Shishigumi

    Shishigumi

    Learning to appeal to a young audience | Beastars

    Shishigumi
    c.ai

    The Black Market had changed. Less alleyway horror, more neon signs and viral moments. Younger carnivores flooded in, not just to consume flesh—but to chase clout, record TikToks mid-bite, and speak in a coded dialect of irony, acronyms, and mental decay. The Shishigumi didn’t understand a word of it. Their grip on the market was slipping—not from weakness, but irrelevance.

    So they did what any pride of aging, heavily armed lions would do: hire {{user}}, a young carnivore fluent in terminal brainrot, to drag their outdated asses into the digital age.

    Inside the hideout, the lions sat scattered across velvet couches. Whiskey glasses clinked, cigar smoke curled in the air, and nobody looked remotely prepared to be taught anything.

    Ibuki stood by the wall, arms crossed, jaw tight. He didn’t like the idea—but he liked losing less.

    Ibuki: “We’ll keep this short. Just teach these fossils how to not sound like they’re selling vinyl and war stories.”

    Free immediately leaned forward, eyes wide like a golden retriever with a switchblade.

    Free: “Yo, consultant—check this out. I told this wolf kid we were gonna ‘ratio his whole bloodline.’ That’s good, right?”

    He shot finger guns and winked like he expected applause.

    Dolph exhaled slowly and stared at you with pure exhaustion in his face.

    Dolph: “Ignore Free. Just… get on with it.”

    You pulled out your phone, scrolled a bit, and held up a screen. It was a meme: a lion in a suit edited with glowing red eyes, captioned “me when I gyatt for real fr no cap 🔥🔥🔥”. Half the room blinked in confusion.

    Sabu, leaned back in his chair, scoffed behind his bandanna.

    Sabu: “I’ve been stabbed in the neck. This is worse.”

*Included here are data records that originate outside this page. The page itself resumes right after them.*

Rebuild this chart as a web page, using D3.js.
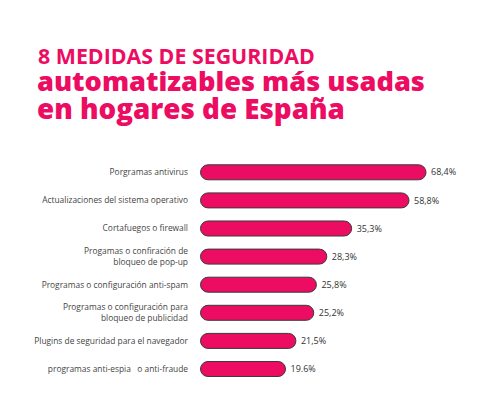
<!DOCTYPE html>
<html>
<head>
<meta charset="utf-8">
<script src="https://cdn.jsdelivr.net/npm/d3@7"></script>
<style>
  html, body { margin: 0; padding: 0; background: #fff; }
  svg { display: block; }
</style>
</head>
<body>
<svg id="chart" width="480" height="416"></svg>
<script>
const titleLines = ["8 MEDIDAS DE SEGURIDAD", "automatizables más usadas", "en hogares de España"];
const categories = [
  ["Porgramas antivirus"],
  ["Actualizaciones del sistema operativo"],
  ["Cortafuegos o firewall"],
  ["Progamas o confiración de", "bloqueo de pop-up"],
  ["Programas o configuración anti-spam"],
  ["Programas o configuración para", "bloqueo de publicidad"],
  ["Plugins de seguridad para el navegador"],
  ["programas anti-espia   o anti-fraude"]
];
const values = [68.4, 58.8, 35.3, 28.3, 25.8, 25.2, 21.5, 19.6];
const valueLabels = ["68,4%", "58,8%", "35,3%", "28,3%", "25,8%", "25,2%", "21,5%", "19.6%"];

const pink = "#ec0c62";
const svg = d3.select("#chart");

// Title
const title = svg.append("g").attr("fill", pink).attr("font-family", "'Open Sans', sans-serif");
const titleSpec = [
  {x: 38, y: 64, size: 20, weight: 700, w: 277},
  {x: 37, y: 91, size: 29, weight: 800, w: 388},
  {x: 37, y: 118.5, size: 29, weight: 800, w: 308}
];
titleSpec.forEach((s, k) => {
  const t = title.append("text").attr("x", s.x).attr("y", s.y)
    .attr("font-size", s.size).attr("font-weight", s.weight).text(titleLines[k]);
  const len = t.node().getComputedTextLength();
  if (len > 0) t.attr("font-size", s.size * s.w / len);
});

const idx = d3.range(values.length);
const y = d3.scaleBand().domain(idx).range([158.25, 383.05])
  .paddingInner(0.466).paddingOuter(0.233);
const x = d3.scaleLog().domain([9.2, 100]).range([200.5, 468.7]);

const g = svg.append("g").attr("font-family", "'Open Sans', sans-serif");

g.selectAll("rect.bar").data(idx).join("rect")
  .attr("class", "bar")
  .attr("x", x.range()[0])
  .attr("y", i => y(i))
  .attr("width", i => x(values[i]) - x.range()[0])
  .attr("height", y.bandwidth())
  .attr("rx", y.bandwidth() / 2)
  .attr("fill", pink)
  .attr("stroke", "#3a3a3a")
  .attr("stroke-width", 1);

g.selectAll("text.val").data(idx).join("text")
  .attr("class", "val")
  .attr("x", i => x(values[i]) + 5)
  .attr("y", i => y(i) + y.bandwidth() / 2)
  .attr("dy", "0.35em")
  .attr("font-size", 9)
  .attr("fill", "#333")
  .text(i => valueLabels[i]);

const labels = g.selectAll("text.cat").data(idx).join("text")
  .attr("class", "cat")
  .attr("text-anchor", "end")
  .attr("font-size", 8.4)
  .attr("fill", "#444")
  .attr("x", 188)
  .attr("y", i => y(i) + y.bandwidth() / 2);
labels.each(function(i) {
  const lines = categories[i];
  const n = lines.length;
  d3.select(this).selectAll("tspan").data(lines).join("tspan")
    .attr("x", 188)
    .attr("dy", (d, k) => k === 0 ? (0.35 - (n - 1) * 0.65) + "em" : "1.3em")
    .attr("xml:space", "preserve")
    .style("white-space", "pre")
    .text(d => d);
});
</script>
</body>
</html>
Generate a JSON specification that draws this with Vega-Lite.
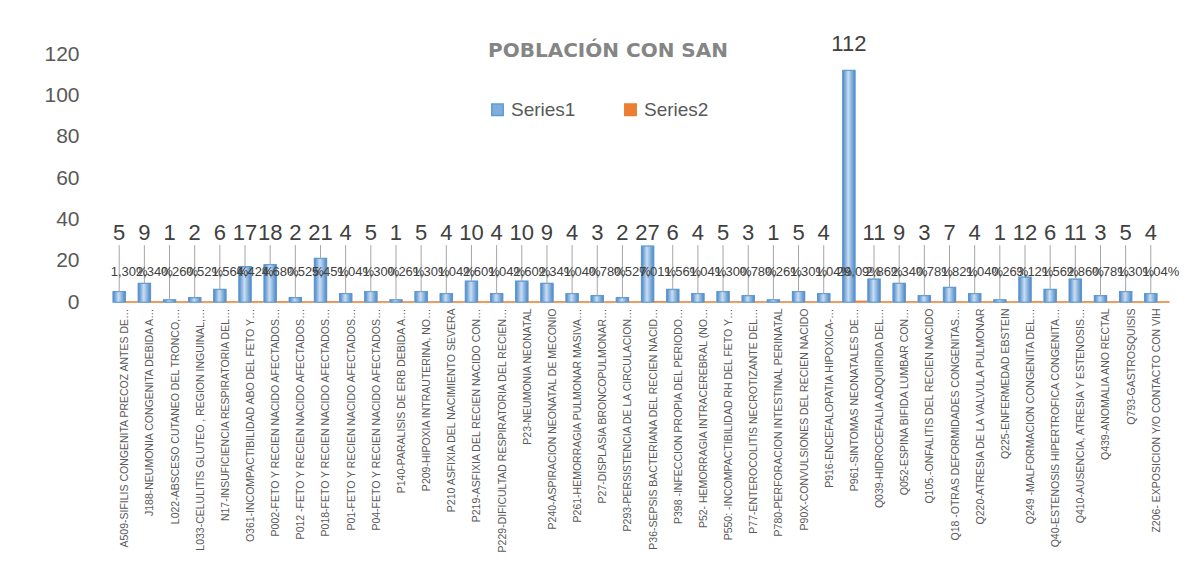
{
  "$schema": "https://vega.github.io/schema/vega-lite/v6.json",
  "autosize": "none",
  "width": 1058,
  "height": 248,
  "padding": {"left": 112, "top": 54, "right": 33, "bottom": 265},
  "background": "white",
  "title": {
    "text": "POBLACIÓN CON SAN",
    "font": "DejaVu Sans",
    "fontSize": 20,
    "fontWeight": "bold",
    "color": "#858585",
    "anchor": "middle",
    "dx": -33,
    "offset": -28
  },
  "config": {
    "view": {"stroke": null},
    "font": "Liberation Sans",
    "locale": {"number": {"decimal": ",", "thousands": ".", "grouping": [3], "currency": ["", " €"]}}
  },
  "data": {
    "values": [
      {"cat": "A509-SIFILIS CONGENITA PRECOZ ANTES DE…", "Series1": 5, "Series2": 0.0130},
      {"cat": "J188-NEUMONIA CONGENITA DEBIDA A…", "Series1": 9, "Series2": 0.0234},
      {"cat": "L022-ABSCESO CUTANEO DEL TRONCO,…", "Series1": 1, "Series2": 0.0026},
      {"cat": "L033-CELULITIS GLUTEO , REGION INGUINAL,…", "Series1": 2, "Series2": 0.0052},
      {"cat": "N17-INSUFICIENCIA RESPIRATORIA DEL…", "Series1": 6, "Series2": 0.0156},
      {"cat": "O361-INCOMPACTIBILIDAD ABO DEL FETO Y…", "Series1": 17, "Series2": 0.0442},
      {"cat": "P002-FETO Y RECIEN NACIDO AFECTADOS…", "Series1": 18, "Series2": 0.0468},
      {"cat": "P012 -FETO Y RECIEN NACIDO AFECTADOS…", "Series1": 2, "Series2": 0.0052},
      {"cat": "P018-FETO Y RECIEN NACIDO AFECTADOS…", "Series1": 21, "Series2": 0.0545},
      {"cat": "P01-FETO Y RECIEN NACIDO AFECTADOS…", "Series1": 4, "Series2": 0.0104},
      {"cat": "P04-FETO Y RECIEN  NACIDO AFECTADOS…", "Series1": 5, "Series2": 0.0130},
      {"cat": "P140-PARALISIS DE ERB DEBIDA A…", "Series1": 1, "Series2": 0.0026},
      {"cat": "P209-HIPOXIA  INTRAUTERINA, NO…", "Series1": 5, "Series2": 0.0130},
      {"cat": "P210 ASFIXIA DEL NACIMIENTO SEVERA", "Series1": 4, "Series2": 0.0104},
      {"cat": "P219-ASFIXIA DEL RECIEN NACIDO CON…", "Series1": 10, "Series2": 0.0260},
      {"cat": "P229-DIFICULTAD RESPIRATORIA DEL RECIEN…", "Series1": 4, "Series2": 0.0104},
      {"cat": "P23-NEUMONIA NEONATAL", "Series1": 10, "Series2": 0.0260},
      {"cat": "P240-ASPIRACION NEONATAL DE MECONIO", "Series1": 9, "Series2": 0.0234},
      {"cat": "P261-HEMORRAGIA PULMONAR MASIVA…", "Series1": 4, "Series2": 0.0104},
      {"cat": "P27-DISPLASIA BRONCOPULMONAR…", "Series1": 3, "Series2": 0.0078},
      {"cat": "P293-PERSISTENCIA DE LA CIRCULACION…", "Series1": 2, "Series2": 0.0052},
      {"cat": "P36-SEPSIS BACTERIANA DEL RECIEN NACIDO…", "Series1": 27, "Series2": 0.0701},
      {"cat": "P398 -INFECCION PROPIA DEL  PERIODO…", "Series1": 6, "Series2": 0.0156},
      {"cat": "P52- HEMORRAGIA INTRACEREBRAL (NO…", "Series1": 4, "Series2": 0.0104},
      {"cat": "P550: -INCOMPACTIBILIDAD  RH  DEL FETO Y…", "Series1": 5, "Series2": 0.0130},
      {"cat": "P77-ENTEROCOLITIS NECROTIZANTE DEL…", "Series1": 3, "Series2": 0.0078},
      {"cat": "P780-PERFORACION INTESTINAL PERINATAL", "Series1": 1, "Series2": 0.0026},
      {"cat": "P90X-CONVULSIONES DEL RECIEN NACIDO", "Series1": 5, "Series2": 0.0130},
      {"cat": "P916-ENCEFALOPATIA HIPOXICA-…", "Series1": 4, "Series2": 0.0104},
      {"cat": "P961-SINTOMAS NEONATALES DE…", "Series1": 112, "Series2": 0.2909},
      {"cat": "Q039-HIDROCEFALIA ADQUIRIDA DEL…", "Series1": 11, "Series2": 0.0286},
      {"cat": "Q052-ESPINA BIFIDA LUMBAR CON…", "Series1": 9, "Series2": 0.0234},
      {"cat": "Q105.-ONFALITIS DEL RECIEN NACIDO", "Series1": 3, "Series2": 0.0078},
      {"cat": "Q18 -OTRAS DEFORMIDADES CONGENITAS…", "Series1": 7, "Series2": 0.0182},
      {"cat": "Q220-ATRESIA DE LA VALVULA PULMONAR", "Series1": 4, "Series2": 0.0104},
      {"cat": "Q225-ENFERMEDAD EBSTEIN", "Series1": 1, "Series2": 0.0026},
      {"cat": "Q249 -MALFORMACION CONGENITA DEL…", "Series1": 12, "Series2": 0.0312},
      {"cat": "Q40-ESTENOSIS HIPERTROFICA CONGENITA…", "Series1": 6, "Series2": 0.0156},
      {"cat": "Q410-AUSENCIA, ATRESIA Y ESTENOSIS…", "Series1": 11, "Series2": 0.0286},
      {"cat": "Q439-ANOMALIA ANO RECTAL", "Series1": 3, "Series2": 0.0078},
      {"cat": "Q793-GASTROSQUISIS", "Series1": 5, "Series2": 0.0130},
      {"cat": "Z206- EXPOSICION Y/O CONTACTO CON VIH", "Series1": 4, "Series2": 0.0104}
    ]
  },
  "encoding": {
    "x": {
      "field": "cat",
      "type": "nominal",
      "sort": null,
      "scale": {"paddingInner": 0.05, "paddingOuter": 0.05},
      "axis": {
        "title": null,
        "labelAngle": -90,
        "labelFontSize": 10.5,
        "labelColor": "#595959",
        "labelLimit": 248,
        "ticks": false,
        "domain": false,
        "labelPadding": 6
      }
    }
  },
  "layer": [
    {
      "transform": [{"fold": ["Series1", "Series2"], "as": ["series", "value"]}],
      "mark": {"type": "bar", "strokeWidth": 1.5},
      "encoding": {
        "xOffset": {"field": "series", "type": "nominal"},
        "y": {
          "field": "value",
          "type": "quantitative",
          "scale": {"domain": [0, 120], "nice": false},
          "axis": {
            "title": null,
            "values": [0, 20, 40, 60, 80, 100, 120],
            "grid": false,
            "domain": false,
            "ticks": false,
            "labelFontSize": 21,
            "labelColor": "#595959",
            "labelPadding": 33
          }
        },
        "color": {
          "field": "series",
          "type": "nominal",
          "scale": {"domain": ["Series1", "Series2"], "range": ["#7FAEDD", "#ED7D31"]},
          "legend": {
            "title": null,
            "orient": "none",
            "direction": "horizontal",
            "legendX": 376,
            "legendY": 46,
            "symbolType": "square",
            "symbolSize": 130,
            "labelFontSize": 19,
            "labelColor": "#595959",
            "columnPadding": 45
          }
        },
        "stroke": {
          "field": "series",
          "type": "nominal",
          "scale": {"domain": ["Series1", "Series2"], "range": ["#5B9BD5", "#ED7D31"]},
          "legend": null
        }
      }
    },
    {
      "mark": {
        "type": "bar",
        "width": 12,
        "xOffset": -6,
        "fill": {
          "gradient": "linear",
          "x1": 0, "x2": 1, "y1": 0, "y2": 0,
          "stops": [
            {"offset": 0, "color": "#4F88C6"},
            {"offset": 0.45, "color": "#C9DEF3"},
            {"offset": 1, "color": "#4F88C6"}
          ]
        },
        "stroke": "#5B9BD5",
        "strokeWidth": 0.8
      },
      "encoding": {
        "y": {"field": "Series1", "type": "quantitative"}
      }
    },
    {
      "transform": [{"filter": "datum.Series1 < 25"}],
      "mark": {"type": "rule", "color": "#A6A6A6", "strokeWidth": 1, "xOffset": -6},
      "encoding": {
        "y": {"field": "Series1", "type": "quantitative"},
        "y2": {"datum": 27.5}
      }
    },
    {
      "transform": [{"filter": "datum.Series1 < 50"}],
      "mark": {"type": "text", "fontSize": 22, "color": "#404040", "baseline": "alphabetic", "dx": -6},
      "encoding": {
        "y": {"datum": 30, "type": "quantitative"},
        "text": {"field": "Series1", "type": "quantitative"}
      }
    },
    {
      "transform": [{"filter": "datum.Series1 >= 50"}],
      "mark": {"type": "text", "fontSize": 22, "color": "#404040", "baseline": "alphabetic", "dx": -6, "dy": -20},
      "encoding": {
        "y": {"field": "Series1", "type": "quantitative"},
        "text": {"field": "Series1", "type": "quantitative"}
      }
    },
    {
      "mark": {"type": "text", "fontSize": 13, "color": "#404040", "baseline": "middle", "dx": 4},
      "encoding": {
        "y": {"datum": 14.5, "type": "quantitative"},
        "text": {"field": "Series2", "type": "quantitative", "format": ".2%"}
      }
    }
  ]
}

    Agata perked up, elbows on his knees.

    Agata: “Wait—gyatt, I’ve seen that. That’s like… when someone’s got crazy dumpy, right?”

    Miguel slowly turned his head toward Agata, deadpan.

    Miguel: “Please don’t ever say that again.”

    Hino, unbothered as always, swirled a drink in his glass, casually watching.

    Hino: “So what do we say when we’re threatening someone now? 'You’re about to get ratio’d and cooked'?”

    Dope groaned, dragging his hands down his face.

    Dope: “I swear if you make me learn what a skibidi rizzler is, I’m defecting to the snakes.”

    You held up two fingers. Step one. Acronyms. “TFW,” “POV,” “NPC,” “L + ratio + skill issue.” You explained the use of irony, of weaponized cringe, of saying “mid” with such contempt it made grown men cry. The lions nodded, some slower than others.

    Free muttered the phrases under his breath, mouthing them like incantations.

    Free: “So if I post a pic of me holding a femur and caption it ‘felt cute might gaslight gatekeep girlboss later,’ I’m... winning?”

    Dolph: “You’ll be blocked.”

    Ibuki stepped in again, voice firm.

    Ibuki: “Don’t just repeat it. Learn it. We need to speak their language. If that means typing in hieroglyphic gibberish and calling it ‘rizz,’ then so be it.”

    The lions sat back, some amused, some deeply disturbed. But no one left. Not yet. You had their attention—and somewhere deep beneath the blood and pride and history, they understood: survival meant adaptation. Even if it meant saying “slay” after ripping someone’s spine out.